The kick-off of the second annual Veggie Grow-off took place in Carleton place on Saturday on May 1st, Workers’ Day, in Carleton Place with gardening Guru Ed Lawrence planting ceremonial tomatoes at the community gardens in Carleton Place. This is a community challenge between the towns that use and support the Lanark County Food Bank. Again this year, the communities of Beckwith, Carleton Place and Mississippi Mills squared off to see which community can grow the most produce for the food bank. Last year the three communities donated 2830 lbs of healthy fresh food to the Food Bank.
If you can’t make it to the market on Saturday you can still bring your baskets of surplus produce to the Lanark County Food Bank at 5 Allan Street in Carleton Place. Make sure that it is weighed and credited to Mississippi Mills. The Food Bank is open Monday 5pm to 7 pm, Tuesday 9am to 1pm, Wednesday 7 to 9 in the evening, Thursday 9am to noon and Friday 9am to noon. Try to drop it off early in the week if possible – greens in particular if stored over the weekend when the Food Bank is closed do not look very appetizing by Monday. One other option is drop off your produce at the Almonte Library during regular library hours and volunteers will transport it to Carleton Place.

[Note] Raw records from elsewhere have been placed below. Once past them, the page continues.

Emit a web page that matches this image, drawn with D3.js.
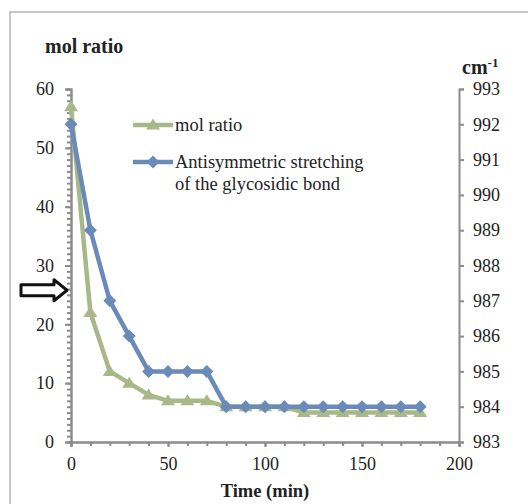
<!DOCTYPE html>
<html>
<meta charset="utf-8">
<head>
  <script src="https://d3js.org/d3.v7.js"></script>
  <style>
    body { margin: 0; background: #fff; }
    text { font-family: "Liberation Serif", "Times New Roman", serif; fill: #222; }
  </style>
</head>
<body>
<svg id="graph" width="528" height="504"></svg>
<script>
  // data
  var times = [0, 10, 20, 30, 40, 50, 60, 70, 80, 90, 100, 110, 120, 130, 140, 150, 160, 170, 180];
  var molRatio = [57, 22, 12, 10, 8, 7, 7, 7, 6, 6, 6, 6, 5, 5, 5, 5, 5, 5, 5];
  var stretching = [992, 989, 987, 986, 985, 985, 985, 985, 984, 984, 984, 984, 984, 984, 984, 984, 984, 984, 984];
  var xTicks = [0, 50, 100, 150, 200];
  var leftTicks = [0, 10, 20, 30, 40, 50, 60];
  var rightTicks = [983, 984, 985, 986, 987, 988, 989, 990, 991, 992, 993];
  var arrowAt = 25.8;

  var green = "#a8b888", blue = "#6a8bb8", axisGrey = "#8c8c8c";

  var svg = d3.select("svg#graph");
  var margin = {top: 89, right: 69, bottom: 62, left: 71};
  var width = 528 - margin.left - margin.right;
  var height = 504 - margin.top - margin.bottom;

  // outer frame (runs off the right and bottom)
  svg.append("rect")
    .attr("x", 10).attr("y", 12)
    .attr("width", 540).attr("height", 520)
    .attr("fill", "none").attr("stroke", "#b5b5b5").attr("stroke-width", 1.5);

  var g = svg.append("g").attr("transform", `translate(${margin.left}, ${margin.top})`);

  var x = d3.scaleLinear().domain([0, 200]).range([0, width]);
  var yL = d3.scaleLinear().domain([0, 60]).range([height, 0]);
  var yR = d3.scaleLinear().domain([983, 993]).range([height, 0]);

  function styleAxis(sel) {
    sel.select(".domain").attr("stroke", axisGrey).attr("stroke-width", 2);
    sel.selectAll(".tick line").attr("stroke", axisGrey).attr("stroke-width", 2);
    sel.selectAll("text").style("font-size", "18px").attr("fill", "#222");
  }

  // minor ticks
  g.append("g")
    .call(d3.axisLeft(yL).ticks(60).tickSize(4).tickFormat(""))
    .call(styleAxis);
  g.append("g")
    .attr("transform", `translate(0, ${height})`)
    .call(d3.axisBottom(x).tickValues(d3.range(0, 201, 10)).tickSize(4).tickFormat(""))
    .call(styleAxis);

  // major axes
  g.append("g")
    .call(d3.axisLeft(yL).tickValues(leftTicks).tickSize(6).tickPadding(11))
    .call(styleAxis);
  g.append("g")
    .attr("transform", `translate(0, ${height})`)
    .call(d3.axisBottom(x).tickValues(xTicks).tickSize(5).tickPadding(10))
    .call(styleAxis);
  g.append("g")
    .attr("transform", `translate(${width}, 0)`)
    .call(d3.axisRight(yR).tickValues(rightTicks).tickSize(5).tickPadding(9).tickFormat(d3.format("d")))
    .call(styleAxis);

  // lines
  var lineL = d3.line().x((d, i) => x(times[i])).y(d => yL(d));
  var lineR = d3.line().x((d, i) => x(times[i])).y(d => yR(d));

  // excel-like markers: flat triangle and square diamond
  var tri = "M0,-6.5L7,4.5L-7,4.5Z";
  var dia = "M0,-6.5L6.5,0L0,6.5L-6.5,0Z";

  g.append("path").datum(molRatio)
    .attr("d", lineL).attr("fill", "none").attr("stroke", green).attr("stroke-width", 4.5).attr("stroke-linejoin", "round");
  g.selectAll(".tri").data(molRatio).enter().append("path")
    .attr("d", tri).attr("fill", green)
    .attr("transform", (d, i) => `translate(${x(times[i])}, ${yL(d)})`);

  g.append("path").datum(stretching)
    .attr("d", lineR).attr("fill", "none").attr("stroke", blue).attr("stroke-width", 4.5).attr("stroke-linejoin", "round");
  g.selectAll(".dia").data(stretching).enter().append("path")
    .attr("d", dia).attr("fill", blue)
    .attr("transform", (d, i) => `translate(${x(times[i])}, ${yR(d)})`);

  // legend
  var leg = svg.append("g");
  leg.append("line").attr("x1", 133).attr("x2", 173).attr("y1", 125).attr("y2", 125)
    .attr("stroke", green).attr("stroke-width", 4.5);
  leg.append("path").attr("d", tri).attr("fill", green).attr("transform", "translate(153, 125)");
  leg.append("text").attr("x", 175).attr("y", 131).style("font-size", "18.5px").text("mol ratio");

  leg.append("line").attr("x1", 133).attr("x2", 173).attr("y1", 162).attr("y2", 162)
    .attr("stroke", blue).attr("stroke-width", 4.5);
  leg.append("path").attr("d", dia).attr("fill", blue).attr("transform", "translate(153, 162)");
  leg.append("text").attr("x", 175).attr("y", 168).style("font-size", "18.5px").text("Antisymmetric stretching");
  leg.append("text").attr("x", 175).attr("y", 190).style("font-size", "18.5px").text("of the glycosidic bond");

  // axis titles
  svg.append("text").attr("x", 45).attr("y", 53)
    .style("font-size", "20px").style("font-weight", "bold").text("mol ratio");
  var cm = svg.append("text").attr("x", 462).attr("y", 74)
    .style("font-size", "20px").style("font-weight", "bold");
  cm.append("tspan").text("cm");
  cm.append("tspan").attr("dy", -7).style("font-size", "13px").text("-1");
  svg.append("text").attr("x", margin.left + x(100)).attr("y", 497)
    .attr("text-anchor", "middle")
    .style("font-size", "18.5px").style("font-weight", "bold").text("Time (min)");

  // hollow arrow pointing at the left axis
  var ay = margin.top + yL(arrowAt);
  var arrow = d3.path();
  arrow.moveTo(21, ay - 5.5);
  arrow.lineTo(54, ay - 5.5);
  arrow.lineTo(54, ay - 10.5);
  arrow.lineTo(67, ay);
  arrow.lineTo(54, ay + 10.5);
  arrow.lineTo(54, ay + 5.5);
  arrow.lineTo(21, ay + 5.5);
  arrow.closePath();
  svg.append("path").attr("d", arrow.toString())
    .attr("fill", "#fff").attr("stroke", "#111").attr("stroke-width", 3).attr("stroke-linejoin", "round");
</script>
</body>
</html>
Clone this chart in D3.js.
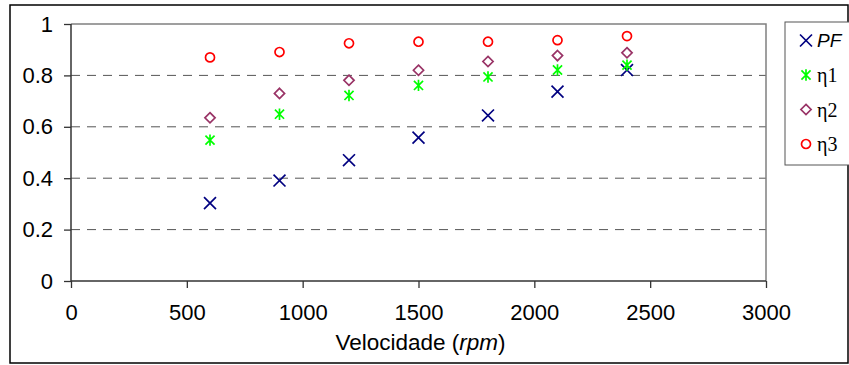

Harvesting the late potatoes
Readers may recall that I experimented with a very late crop of potatoes. Vacant growing space had been created at the Augusta garden where the garlic had been harvested as well as early carrots, onions, cabbage, cauliflower and broccoli. After a bit of searching we were able to locate a fifty pound bag of Irish Cobbler at Five Span Feed in Packenham which they gave to us at a great price. Three beds at Augusta Park were planted July 23. The beds were treated to composted manure that was spaded in, a trench was created with a rake and the potatoes spaced about eight inches apart and then covered. As shown in the following photos I harvested on Sunday a reasonable amount of potatoes from one bed, considering that a great crop of garlic had already been harvested this year from the same space. Sixty square feet of garden real estate yielded about 12 pounds of fresh organic potatoes.
I had also planted a couple of beds of potatoes in my garden near Clayton. In this case the variety I planted on July 27 was Yukon Gold. I had also worked in a lot of well-aged horse manure. As shown in the following photos I also harvested these two beds on Sunday. I got about 47 pounds of potatoes from about 110 square feet of garden space.
Why was the yield so much better in the Clayton garden? There are so many variables that it is hard to tell – both locations had lots of compost added and neither was watered. However the Augusta garden had more weed pressure and was possibly dryer because of the very shallow depth of soil. Also the Clayton garden has a nice sandy loam that potatoes love.
Many gardeners are planting their potatoes late in an attempt to escape the ravages of the Colorado potato beetle. The adult beetle over winters in the soil, emerges early in the spring and then lays eggs on newly growing potato plants. If you plant potatoes late they have hopefully moved on to your neighbours. This approach was initially endorsed by a gardener in Middleville who swears by this approach. This year she harvested about 45 pounds of potatoes from a bed of about 90 square feet that she had planted July 11. She has made me a believer!
Feeding the soil
Intensive growing makes it even more important to focus on the health of the soil. Crops such as potatoes take a lot of nutrients from the soil. It is critically important to replace these nutrients as well as adding decaying organic matter to maintain the tilth or structure of the soil. Any composted manure of composted material from the garden will meet the bill. Gardeners who have a source of aged horse manure guard the secrecy of the source almost as fanatically as my buddy Michel protects the secrecy of his best fishing spots.
Gardeners are not the only ones to benefit from the Augusta community garden. A rather dull Sunday morning was brightened by the cheerful chatter of colourful American Goldfinch flitting and feeding among the ripening sunflower heads.
Ahead by a Century?
Unbelievably to me this is the one hundredth column that I have written for the Millstone. Apologies to the Tragically Hip – not sure that all the lyrics are appropriate – particularly smoking out the hornets (we need to encourage all of our pollinators). But I especially like the line “No dress rehearsals this is our life”.
I appreciate all the feedback that I get in town from my loyal readers (Both of you – you know who you are!!) Over the three years my column has morphed from being strictly a how-to gardening blog as I now embrace topics related to community gardening and to food security issues and more particularly to activities of our local Food Bank. I plan to continue in this vein writing about vegetable gardening as well as food security issues but will probably take a break of a couple of months in the winter.
Over the next few weeks I plan to write about a Hoop House adventure that I have been involved with this year. The potential for local food production and food security is amazing. So far this year from a 1500 square foot unheated green house a group of a dozen gardeners have harvested armfuls of fresh produce for their own use and have been able to donate close to 1000 pounds of vegetables to the Food Bank.